So I have been seeing a lot of chocolate banana bread on my favourite blogs and sites lately. Chocolate and banana go darn well together and I have always added roughly chopped chunks of dark chocolate to my banana bread. That and a handful of pecan nuts. Heaven. So I thought let’s see how my recipe does with some added dark cocoa powder…
Well. Well well well. This little loaf didn’t last long. The smell is the first thing that hits you. Intense, rich chocolate with hints of vanilla, cinnamon and sweet banana. I am sold. As if all this is not enough I guess one could say this is a double chocolate banana bread because the chunks of dark chocolate inside are splendid little surprises of molten goodness. Chop your chocolate quite roughly and unevenly so you end up with some large gooey chunks and smaller melted in ones. Bliss.
Chocolate Banana Bread
- 230g plain flour
- 1 tsp baking powder
- 1/4 tsp baking soda
- 1/4 tsp salt
- 45g dark cocoa powder (I use NOMU)
- 3 large ripe bananas
- 150g muscovado sugar
- 1 tsp cinnamon
- 1 tsp vanilla paste ( I use NOMU)
- 2 free-range eggs
- 120g butter, melted
- 100g dark chocolate, roughly chopped
Preheat oven to 180˚C.
Place flour, baking powder, baking soda, salt and cocoa in a bowl and whisk to mix.

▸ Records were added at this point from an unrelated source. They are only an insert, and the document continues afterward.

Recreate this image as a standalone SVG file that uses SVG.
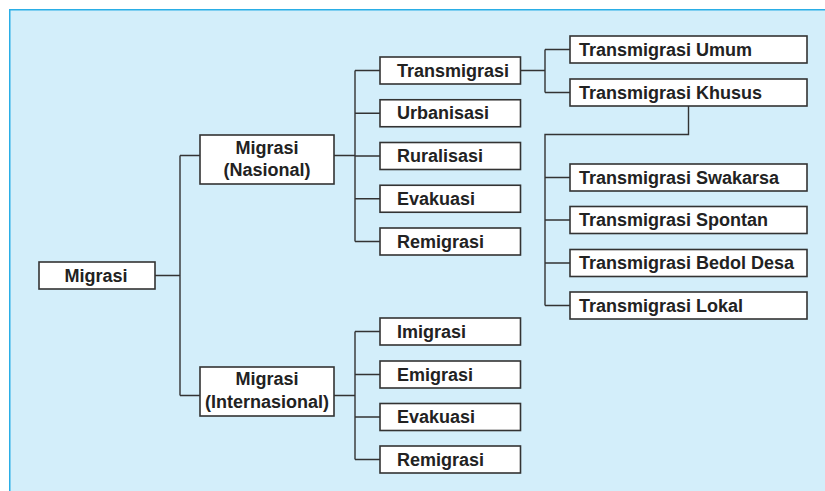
<svg xmlns="http://www.w3.org/2000/svg" width="825" height="491" viewBox="0 0 825 491">
<style>
.box{fill:#fff;stroke:#333;stroke-width:1.6}
.t{font-family:"Liberation Sans",Arial,sans-serif;font-weight:bold;font-size:18px;fill:#222}
.c{text-anchor:middle}
.ln{fill:none;stroke:#333;stroke-width:1.4}
</style>
<rect x="9" y="9" width="820" height="490" fill="#D3EEFA"/>
<path d="M9.75 491 V9.75 H825" fill="none" stroke="#2AAEE6" stroke-width="1.5"/>
<g id="connectors" class="ln">
<path d="M155 275.5 H180 M180 155.5 V395.5 M180 155.5 H200 M180 395.5 H200"/>
<path d="M334 155.5 H355 M355 70.5 V241.5 M355 70.5 H380 M355 113.25 H380 M355 156 H380 M355 198.75 H380 M355 241.5 H380"/>
<path d="M334 395.5 H355 M355 331.5 V459.5 M355 331.5 H380 M355 374.5 H380 M355 417 H380 M355 459.5 H380"/>
<path d="M520.5 70.5 H545 M545 49.5 V92.5 M545 49.5 H570 M545 92.5 H570"/>
<path d="M688.5 106 V134.5 H545 V305.5 M545 177.5 H570 M545 220 H570 M545 263 H570 M545 305.5 H570"/>
</g>
<g id="n-migrasi"><rect class="box" x="39" y="262" width="116" height="27"/><text class="t c" x="96" y="282">Migrasi</text></g>
<g id="n-nasional"><rect class="box" x="200" y="135" width="134" height="49"/><text class="t c" x="267" y="153.5">Migrasi</text><text class="t c" x="267" y="175.5">(Nasional)</text></g>
<g id="n-internasional"><rect class="box" x="200" y="367" width="134" height="49"/><text class="t c" x="267" y="385">Migrasi</text><text class="t c" x="267" y="407.5">(Internasional)</text></g>
<g id="n-transmigrasi"><rect class="box" x="380" y="57" width="140.5" height="27"/><text class="t" x="397" y="76.5">Transmigrasi</text></g>
<g id="n-urbanisasi"><rect class="box" x="380" y="99.75" width="140.5" height="27"/><text class="t" x="397" y="119.25">Urbanisasi</text></g>
<g id="n-ruralisasi"><rect class="box" x="380" y="142.5" width="140.5" height="27"/><text class="t" x="397" y="162">Ruralisasi</text></g>
<g id="n-evakuasi1"><rect class="box" x="380" y="185.25" width="140.5" height="27"/><text class="t" x="397" y="204.75">Evakuasi</text></g>
<g id="n-remigrasi1"><rect class="box" x="380" y="228" width="140.5" height="27"/><text class="t" x="397" y="247.5">Remigrasi</text></g>
<g id="n-imigrasi"><rect class="box" x="380" y="318" width="140.5" height="27"/><text class="t" x="397" y="337.5">Imigrasi</text></g>
<g id="n-emigrasi"><rect class="box" x="380" y="361" width="140.5" height="27"/><text class="t" x="397" y="380.5">Emigrasi</text></g>
<g id="n-evakuasi2"><rect class="box" x="380" y="403.5" width="140.5" height="27"/><text class="t" x="397" y="423">Evakuasi</text></g>
<g id="n-remigrasi2"><rect class="box" x="380" y="446" width="140.5" height="27"/><text class="t" x="397" y="465.5">Remigrasi</text></g>
<g id="n-umum"><rect class="box" x="570" y="36" width="237" height="27"/><text class="t" x="579" y="55.5">Transmigrasi Umum</text></g>
<g id="n-khusus"><rect class="box" x="570" y="79" width="237" height="27"/><text class="t" x="579" y="98.5">Transmigrasi Khusus</text></g>
<g id="n-swakarsa"><rect class="box" x="570" y="164" width="237" height="27"/><text class="t" x="579" y="183.5">Transmigrasi Swakarsa</text></g>
<g id="n-spontan"><rect class="box" x="570" y="206.5" width="237" height="27"/><text class="t" x="579" y="226">Transmigrasi Spontan</text></g>
<g id="n-bedol"><rect class="box" x="570" y="249.5" width="237" height="27"/><text class="t" x="579" y="269">Transmigrasi Bedol Desa</text></g>
<g id="n-lokal"><rect class="box" x="570" y="292" width="237" height="27"/><text class="t" x="579" y="311.5">Transmigrasi Lokal</text></g>
</svg>
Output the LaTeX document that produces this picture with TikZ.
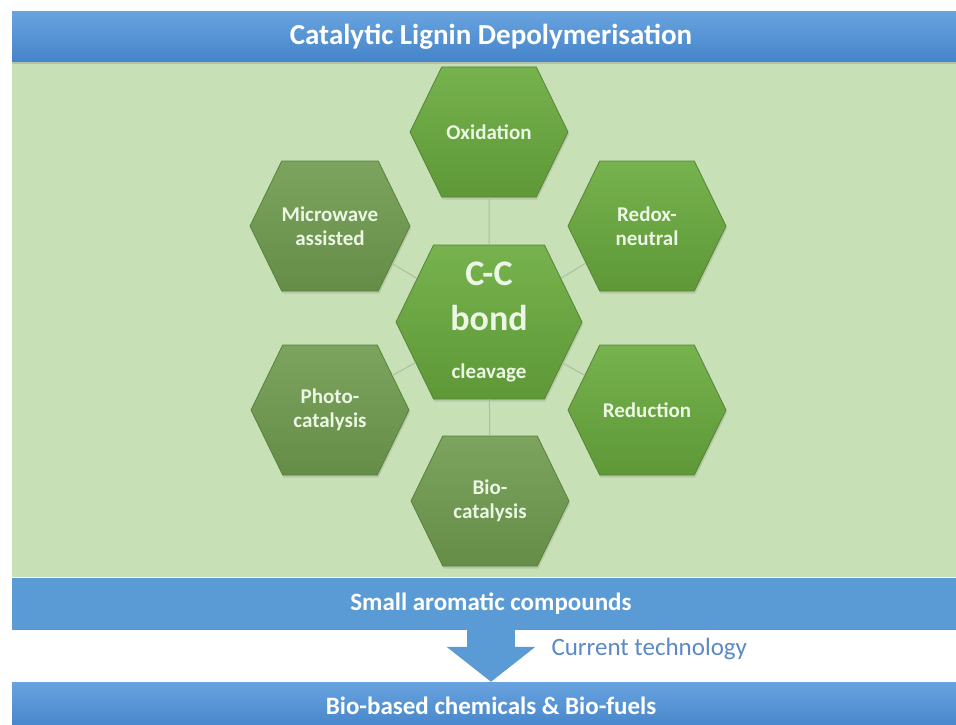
\documentclass[tikz,border=0pt]{standalone}
\usepackage{fontspec}
\setmainfont{Carlito}
\usepackage{xcolor}
\usepackage{tikz}
\usetikzlibrary{shapes.symbols, arrows.meta, positioning, shadows}

\definecolor{bandblue}{RGB}{91,155,213}
\definecolor{bandtop}{RGB}{104,163,223}
\definecolor{banddark}{RGB}{68,132,201}
\definecolor{panelgreen}{RGB}{199,224,181}
\definecolor{hexbrighttop}{RGB}{118,178,78}
\definecolor{hexbrightbot}{RGB}{94,152,55}
\definecolor{hexmutedtop}{RGB}{124,164,94}
\definecolor{hexmutedbot}{RGB}{101,141,72}
\definecolor{hexedge}{RGB}{86,132,56}
\definecolor{hextext}{RGB}{236,246,228}
\definecolor{linkgrey}{RGB}{172,190,164}
\definecolor{techblue}{RGB}{92,136,196}

\begin{document}
\begin{tikzpicture}[x=1pt, y=-1pt,
    band/.style={rectangle, minimum width=958pt, inner sep=0pt, text=white, font=\fontsize{25}{30}\selectfont\bfseries},
    shadedband/.style={top color=bandtop, bottom color=banddark},
    hexnode/.style={signal, signal to=east and west, signal pointer angle=128, inner sep=0pt,
        minimum width=158pt, minimum height=130pt, draw=hexedge, line width=0.8pt, align=center, text=hextext,
        font=\fontsize{21}{24}\selectfont\bfseries, drop shadow={shadow xshift=1pt, shadow yshift=-2.5pt, opacity=0.25}},
    bighex/.style={minimum width=186pt, minimum height=154pt, font=\fontsize{36}{45}\selectfont\bfseries},
    bright/.style={top color=hexbrighttop, bottom color=hexbrightbot},
    muted/.style={top color=hexmutedtop, bottom color=hexmutedbot},
    link/.style={draw=linkgrey, line width=1pt},
    flow/.style={draw=bandblue, line width=48pt, -{Triangle[length=35pt, width=87pt]}},
    techlabel/.style={text=techblue, font=\fontsize{25}{30}\selectfont}
]
\useasboundingbox (0,0) rectangle (956,725);

% Green panel behind the hexagons
\fill[panelgreen] (12,62) rectangle (956,577);

% Title banner
\node[band, shadedband, minimum height=50pt, font=\fontsize{29}{34}\selectfont\bfseries,
    drop shadow={shadow xshift=0pt, shadow yshift=-2pt, opacity=0.3}] (title) at (491,37) {Catalytic Lignin Depolymerisation};

% Centre hexagon
\node[hexnode, bighex, bright] (cc) at (489,322) {C-C\\bond\\[3pt]{\fontsize{21}{24}\selectfont cleavage}};

% Surrounding hexagons
\node[hexnode, bright] (ox) at (489,132) {Oxidation};
\node[hexnode, bright] (rn) at (647,226) {Redox-\\neutral};
\node[hexnode, bright] (rd) at (647,410) {Reduction};
\node[hexnode, muted] (bc) at (490,501) {Bio-\\catalysis};
\node[hexnode, muted] (pc) at (330,410) {Photo-\\catalysis};
\node[hexnode, muted] (mw) at (330,226) {Microwave\\assisted};

% Links from the centre
\draw[link] (cc) -- (ox);
\draw[link] (cc) -- (rn);
\draw[link] (cc) -- (rd);
\draw[link] (cc) -- (bc);
\draw[link] (cc) -- (pc);
\draw[link] (cc) -- (mw);

% Products
\node[band, fill=bandblue, minimum height=52pt] (small) at (491,604) {Small aromatic compounds};
\node[band, shadedband, minimum height=48pt] (fuels) at (491,706) {Bio-based chemicals \& Bio-fuels};

% Arrow 
\draw[flow] (small.south) -- (fuels.north);
\node[techlabel, anchor=base west] (tech) at (548,655) {Current technology};

\end{tikzpicture}
\end{document}
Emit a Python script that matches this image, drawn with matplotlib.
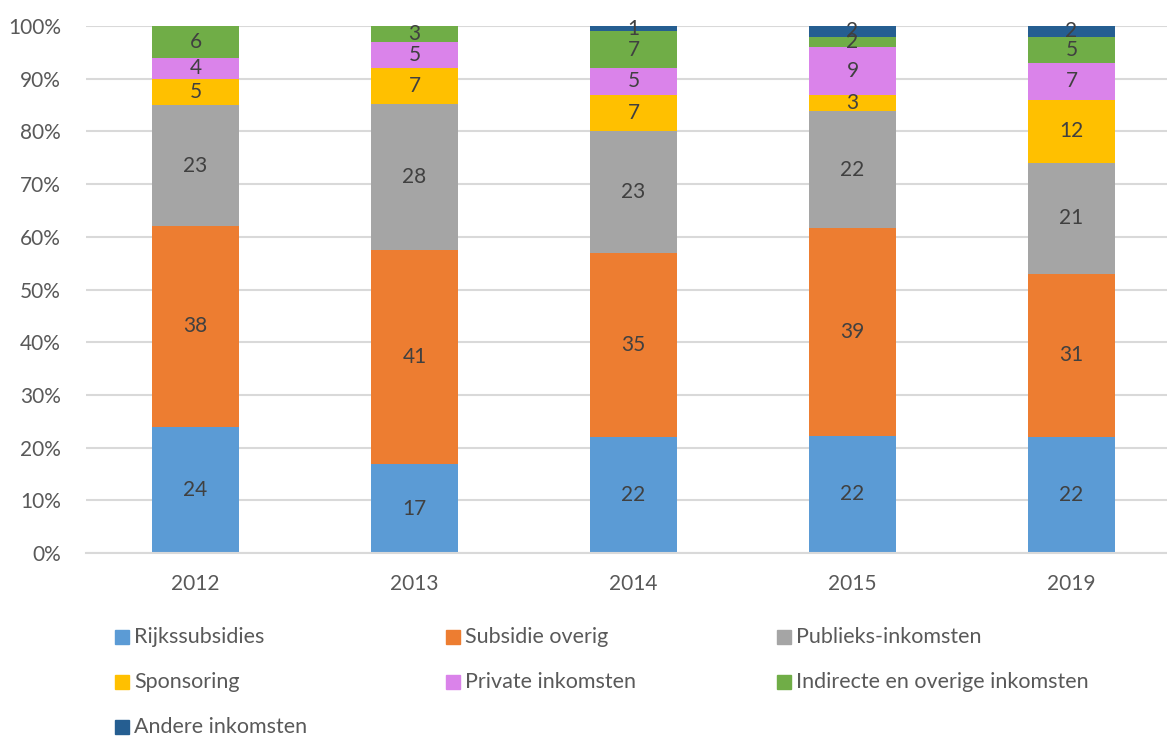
#!/usr/bin/env python3
"""100% stacked bar chart of income shares per year."""
import numpy as np
import matplotlib.pyplot as plt
from matplotlib.patches import Rectangle
from matplotlib.ticker import PercentFormatter

years = ["2012", "2013", "2014", "2015", "2019"]
categories = [
    "Rijkssubsidies",
    "Subsidie overig",
    "Publieks-inkomsten",
    "Sponsoring",
    "Private inkomsten",
    "Indirecte en overige inkomsten",
    "Andere inkomsten",
]
rijks = [24, 17, 22, 22, 22]
subsidie_overig = [38, 41, 35, 39, 31]
publieks = [23, 28, 23, 22, 21]
sponsoring = [5, 7, 7, 3, 12]
private = [4, 5, 5, 9, 7]
indirecte = [6, 3, 7, 2, 5]
andere = [0, 0, 1, 2, 2]

colors = ["#5B9BD5", "#ED7D31", "#A5A5A5", "#FFC000", "#DA83EA", "#70AD47", "#255E91"]
TEXT = "#404040"
TICK = "#595959"
GRID = "#D9D9D9"

plt.rcParams["font.family"] = ["Lato", "DejaVu Sans"]

series = np.array([rijks, subsidie_overig, publieks, sponsoring, private, indirecte, andere], dtype=float)
shares = series / series.sum(axis=0) * 100

W, H = 1167, 737
fig = plt.figure(figsize=(W / 100, H / 100), dpi=100)
ax = fig.add_axes([86 / W, (H - 553) / H, (W - 86) / W, 527 / H])

x = np.arange(len(years))
bottom = np.zeros(len(years))
for i, cat in enumerate(categories):
    ax.bar(x, shares[i], 0.4, bottom=bottom, color=colors[i], zorder=2)
    for j in range(len(years)):
        if series[i, j] > 0:
            ax.text(x[j], bottom[j] + shares[i, j] / 2, f"{series[i, j]:.0f}",
                    ha="center", va="center", fontsize=15, color=TEXT, zorder=3)
    bottom += shares[i]

ax.set_xlim(-0.5, -0.5 + (W - 86) / 219)
ax.set_ylim(0, 100)
ax.set_yticks(np.arange(0, 101, 10))
ax.yaxis.set_major_formatter(PercentFormatter(decimals=0))
ax.set_xticks(x)
ax.set_xticklabels(years)
ax.grid(axis="y", color=GRID, linewidth=1.5, zorder=0)
for side in ["left", "right", "top"]:
    ax.spines[side].set_visible(False)
ax.spines["bottom"].set_color(GRID)
ax.spines["bottom"].set_linewidth(1.5)
ax.tick_params(axis="both", length=0, labelsize=15, colors=TICK)
ax.tick_params(axis="y", pad=18)
ax.tick_params(axis="x", pad=15)

# legend, three columns below the plot
for i, cat in enumerate(categories):
    col, row = i % 3, i // 3
    lx = 115 + col * 331
    ly = 637 + row * 45
    fig.patches.append(Rectangle((lx / W, 1 - (ly + 7) / H), 14 / W, 14 / H,
                                 transform=fig.transFigure, color=colors[i]))
    fig.text((lx + 19) / W, 1 - ly / H, cat, ha="left", va="center",
             fontsize=15.5, color=TICK)

fig.savefig("out.png", dpi=100)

Mash 3 ripe bananas in a separate bowl using a fork. Add the muscovado sugar, cinnamon and vanilla. Mix. Add the eggs one at a time and then the melted butter.
Sprinkle in the dry ingredients and mix until just together. Finally add the roughly chopped chunks of chocolate.
Pour the batter into a greased loaf tin and bake in the oven for approximately 45 minutes or until a skewer comes out almost clean. You want to keep the cake moist and those chocolate chunks gooey!
If you can- leave to cool on a wire rack and then turn out. If you’re like me you’ll get involved the second it leaves the oven!
It’s ever so good with a swish of butter or a delicious nut butter like almond or macadamia nut. Yum.